Que a Alemanha é, uma vez mais, a potência hegemônica no continente, não é nenhuma novidade em 2015: tem vindo a ficar claro pelo menos desde há vinte anos. Também não é a redução da França a sua serva - numa relação não muito diferente da que a Grã-Bretanha mantém com os Estados Unidos - uma novidade política: após de Gaulle, os reflexos da classe política francesa têm revertido ao que foram no início dos anos quarenta, não só de acomodação, mas de admiração pelo poder superior do dia, primeiro Washington e, em seguida, Berlim.
Muito menos haverá alguma surpresa no resultado, até à data, da união monetária. Desde o início, os benefícios económicos da integração europeia - tomados por certos pela opinião bien-pensant (1) de todos os quadrantes - foram muito modestos.
Em 2008, a estimativa mais cuidadosa, feita por dois economistas favoráveis à integração, Barry Eichengreen e Andrea Boltho, concluiu que pode ter aumentado o PIB do Mercado Comum em 3-4 por cento dos finais dos anos cinquenta a meados dos anos setenta; que o impacto do Sistema Monetário Europeu foi negligenciável; que o Acto Único Europeu pode ter adicionado mais 1 por cento; e que a união monetária teve quase nenhum efeito discernível sobre qualquer taxa de crescimento ou nível de produção.
Isso foi antes de a crise financeira global atingir a Europa. Desde então, notoriamente, a camisa de forças da moeda única tem sido tão desastrosa para o Sul mediterrânico da União Europeia (UE), como tem sido vantajosa para a Alemanha, onde a repressão salarial - mascarando um muito baixo crescimento da produtividade - deu à indústria alemã um chicote competitivo para brandir em toda a U.E.. Quanto às taxas de crescimento, um olhar para o desempenho econômico da Grã-Bretanha ou da Suécia desde Maastricht é o suficiente para mostrar o quão vazia é a alegação de que o euro tem sido uma bênção para qualquer país que não seja o seu principal arquiteto.
Esta é a realidade da "família europeia" como foi construída pela união monetária e pelo pacto de estabilidade. A sua ideologia não foi por isso afetada.
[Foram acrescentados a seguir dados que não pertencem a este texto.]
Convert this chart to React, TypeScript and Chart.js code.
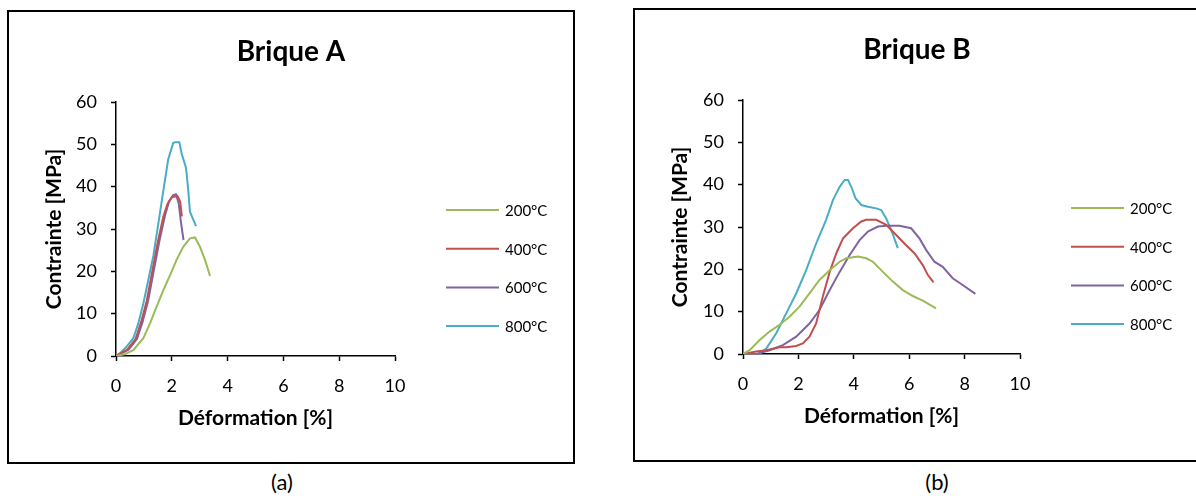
import { useEffect, useRef } from "react";
import { Chart, registerables } from "chart.js";

Chart.register(...registerables);

const SERIES_LABELS = ["200°C", "400°C", "600°C", "800°C"];
const SERIES_COLORS = ["#9BBB59", "#C0504D", "#8064A2", "#4BACC6"];
const X_TICKS = [0, 2, 4, 6, 8, 10];
const Y_TICKS = [0, 10, 20, 30, 40, 50, 60];
const X_TITLE = "Déformation [%]";
const Y_TITLE = "Contrainte [MPa]";

// Brique A
const A_200_X = [0, 0.3, 0.62, 0.98, 1.22, 1.46, 1.7, 1.94, 2.17, 2.41, 2.65, 2.83, 3.01, 3.19, 3.37];
const A_200_Y = [0, 0.4, 1.4, 4.2, 7.7, 11.7, 15.6, 19.1, 22.7, 25.8, 27.8, 28, 25.8, 22.7, 18.9];
const A_400_X = [0, 0.4, 0.7, 0.9, 1.1, 1.3, 1.5, 1.7, 1.85, 2.0, 2.2, 2.3, 2.36];
const A_400_Y = [0, 1.5, 4, 8, 13, 20, 27, 33, 36, 37.5, 37.8, 36.5, 33];
const A_600_X = [0, 0.45, 0.75, 0.95, 1.15, 1.35, 1.55, 1.75, 1.9, 2.05, 2.15, 2.25, 2.32, 2.42];
const A_600_Y = [0, 1.5, 4, 8, 13, 20, 27, 33, 36.5, 38, 38.2, 36, 32, 27.4];
const A_800_X = [0, 0.14, 0.38, 0.62, 0.8, 0.98, 1.16, 1.34, 1.52, 1.7, 1.87, 2.05, 2.11, 2.27, 2.35, 2.51, 2.59, 2.65, 2.87];
const A_800_Y = [0, 0.6, 2.2, 4.2, 7.7, 12.4, 18, 23.7, 31.4, 39.2, 46.4, 50.3, 50.5, 50.5, 47.9, 44.4, 39.2, 34.1, 30.7];

// Brique B
const B_200_X = [0, 0.24, 0.6, 0.96, 1.32, 1.68, 2.04, 2.4, 2.76, 3.13, 3.49, 3.73, 4.15, 4.45, 4.69, 5.05, 5.41, 5.77, 6.13, 6.49, 6.97];
const B_200_Y = [0, 0.9, 3.3, 5.3, 6.9, 8.8, 11.2, 14.3, 17.5, 19.8, 21.8, 22.6, 23, 22.6, 21.8, 19.4, 17.1, 15.1, 13.7, 12.6, 10.8];
const B_400_X = [0, 0.48, 0.84, 1.32, 1.56, 1.92, 2.16, 2.4, 2.64, 2.88, 3.13, 3.37, 3.61, 3.97, 4.27, 4.45, 4.81, 5.17, 5.53, 5.89, 6.19, 6.49, 6.67, 6.88];
const B_400_Y = [0, 0.6, 0.9, 1.6, 1.6, 1.9, 2.5, 4.1, 7.2, 13.5, 19.4, 23.8, 27.3, 29.7, 31.3, 31.7, 31.7, 30.5, 28.1, 25.7, 23.8, 21, 18.7, 16.9];
const B_600_X = [0, 0.48, 0.96, 1.44, 1.92, 2.4, 2.76, 3.13, 3.49, 3.85, 4.21, 4.51, 4.87, 5.17, 5.65, 6.07, 6.37, 6.61, 6.91, 7.21, 7.57, 7.93, 8.39];
const B_600_Y = [0, 0, 0.9, 2.1, 4.1, 7.2, 10.4, 15.1, 19.4, 23.4, 26.9, 28.9, 30.1, 30.3, 30.3, 29.7, 27.3, 24.6, 21.8, 20.6, 17.9, 16.3, 14.2];
const B_800_X = [0, 0.6, 0.84, 1.2, 1.56, 1.92, 2.28, 2.64, 3.0, 3.25, 3.49, 3.67, 3.79, 3.91, 4.06, 4.27, 4.51, 4.81, 4.99, 5.17, 5.35, 5.59];
const B_800_Y = [0, 0, 1.3, 4.9, 9.6, 14.3, 19.8, 26.1, 31.7, 36.4, 39.5, 41.1, 41.1, 39.5, 36.8, 35.2, 34.8, 34.4, 34, 32, 29.3, 25];

const FONT = "Lato, 'Open Sans', sans-serif";
const CANVAS_W = 564;
const CANVAS_H = 450;

type PanelProps = {
  title: string;
  xs: number[][];
  ys: number[][];
  yAxisWidth: number;
  rightPad: number;
};

function Panel({ title, xs, ys, yAxisWidth, rightPad }: PanelProps) {
  const ref = useRef<HTMLCanvasElement | null>(null);
  useEffect(() => {
    if (!ref.current) return;
    const datasets = SERIES_LABELS.map((label, i) => ({
      label,
      data: xs[i].map((x, j) => ({ x, y: ys[i][j] })),
      borderColor: SERIES_COLORS[i],
      backgroundColor: SERIES_COLORS[i],
      borderWidth: 2,
      pointRadius: 0,
      showLine: true,
      tension: 0,
      fill: false,
    }));
    const legendPlugin = {
      id: "sideLegend",
      afterLayout(chart: any) {
        // centre the title over the whole panel, as in the source figure
        const tb = chart.titleBlock;
        if (tb) {
          tb.left = 0;
          tb.right = chart.width;
          tb.width = chart.width;
        }
      },
      afterDraw(chart: any) {
        const { ctx, chartArea } = chart;
        ctx.save();
        ctx.font = `15px ${FONT}`;
        ctx.textBaseline = "middle";
        ctx.textAlign = "left";
        SERIES_LABELS.forEach((label, i) => {
          const y = chartArea.top + 108 + i * 38.7;
          const x0 = chartArea.right + 51;
          ctx.strokeStyle = SERIES_COLORS[i];
          ctx.lineWidth = 2;
          ctx.beginPath();
          ctx.moveTo(x0, y);
          ctx.lineTo(x0 + 53, y);
          ctx.stroke();
          ctx.fillStyle = "#000";
          ctx.fillText(label, x0 + 59, y + 1);
        });
        ctx.restore();
      },
    };
    const chart = new Chart(ref.current, {
      type: "scatter",
      data: { datasets },
      plugins: [legendPlugin],
      options: {
        animation: false,
        responsive: false,
        devicePixelRatio: 1,
        layout: { padding: { left: 0, right: rightPad, top: 0, bottom: 0 } },
        plugins: {
          legend: { display: false },
          tooltip: { enabled: false },
          title: {
            display: true,
            text: title,
            color: "#000",
            font: { family: FONT, size: 28, weight: "bold" },
            padding: { top: 23, bottom: 33.4 },
          },
        },
        scales: {
          x: {
            type: "linear",
            min: 0,
            max: 10,
            afterFit(scale: any) {
              scale.height = 106;
            },
            afterBuildTicks(scale: any) {
              scale.ticks = X_TICKS.map((v) => ({ value: v }));
            },
            ticks: {
              color: "#000",
              font: { family: FONT, size: 18 },
              padding: 14,
              maxRotation: 0,
            },
            grid: { drawOnChartArea: false, drawTicks: true, tickLength: 5, color: "#000", tickWidth: 1.5 },
            border: { color: "#000", width: 1.5 },
            title: {
              display: true,
              text: X_TITLE,
              color: "#000",
              font: { family: FONT, size: 21, weight: "bold" },
              padding: { top: 0, bottom: 31 },
            },
          },
          y: {
            type: "linear",
            min: 0,
            max: 60,
            afterFit(scale: any) {
              scale.width = yAxisWidth;
            },
            afterBuildTicks(scale: any) {
              scale.ticks = Y_TICKS.map((v) => ({ value: v }));
            },
            ticks: {
              color: "#000",
              font: { family: FONT, size: 18 },
              padding: 14,
            },
            grid: { drawOnChartArea: false, drawTicks: true, tickLength: 5, color: "#000", tickWidth: 1.5 },
            border: { color: "#000", width: 1.5 },
            title: {
              display: true,
              text: Y_TITLE,
              color: "#000",
              font: { family: FONT, size: 21, weight: "bold" },
              padding: { top: 33, bottom: 0 },
            },
          },
        },
      } as any,
    });
    return () => chart.destroy();
  }, []);
  return (
    <canvas
      ref={ref}
      width={CANVAS_W}
      height={CANVAS_H}
      style={{ position: "absolute", left: 0, top: 0 }}
    />
  );
}

const frameStyle = (left: number, top: number): any => ({
  position: "absolute",
  left,
  top,
  width: 568,
  height: 454,
  border: "2px solid #000",
  boxSizing: "border-box",
  overflow: "hidden",
});

const captionStyle = (cx: number): any => ({
  position: "absolute",
  left: cx - 50,
  top: 468,
  width: 100,
  textAlign: "center",
  fontFamily: FONT,
  fontSize: 22,
  lineHeight: "28px",
  color: "#000",
});

export default function App() {
  return (
    <div
      style={{
        position: "absolute",
        left: 0,
        top: 0,
        width: 1196,
        height: 496,
        overflow: "hidden",
        background: "#fff",
      }}
    >
      <div style={frameStyle(7, 10)}>
        <Panel
          title="Brique A"
          xs={[A_200_X, A_400_X, A_600_X, A_800_X]}
          ys={[A_200_Y, A_400_Y, A_600_Y, A_800_Y]}
          yAxisWidth={107}
          rightPad={178}
        />
      </div>
      <div style={frameStyle(633, 8)}>
        <Panel
          title="Brique B"
          xs={[B_200_X, B_400_X, B_600_X, B_800_X]}
          ys={[B_200_Y, B_400_Y, B_600_Y, B_800_Y]}
          yAxisWidth={108}
          rightPad={179}
        />
      </div>
      <div style={captionStyle(282)}>(a)</div>
      <div style={captionStyle(937)}>(b)</div>
    </div>
  );
}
Em discurso oficial e intelectual, a U.E. assegura a paz e a prosperidade do continente, banindo o espectro de um conflito entre as suas nações, defendendo os valores da democracia e dos direitos humanos e sustentando os princípios de um mercado livre temperado, nos quais todas as outras liberdades, em última análise, são baseadas. As suas regras, embora firmes, são flexíveis; os seus motivos juntam a solidariedade com a eficiência.
Para a sensibilidade formada por esta ideologia - compartilhada por todo o establishment político europeu e pela esmagadora maioria dos comentadores e jornalistas - os sofrimentos da Grécia têm sido dolorosos de observar. Mas, no final, o bom senso prevaleceu, um compromisso foi alcançado, e todos devem compartilhar a esperança de que nenhum dano irreparável tenha sido feito à U.E..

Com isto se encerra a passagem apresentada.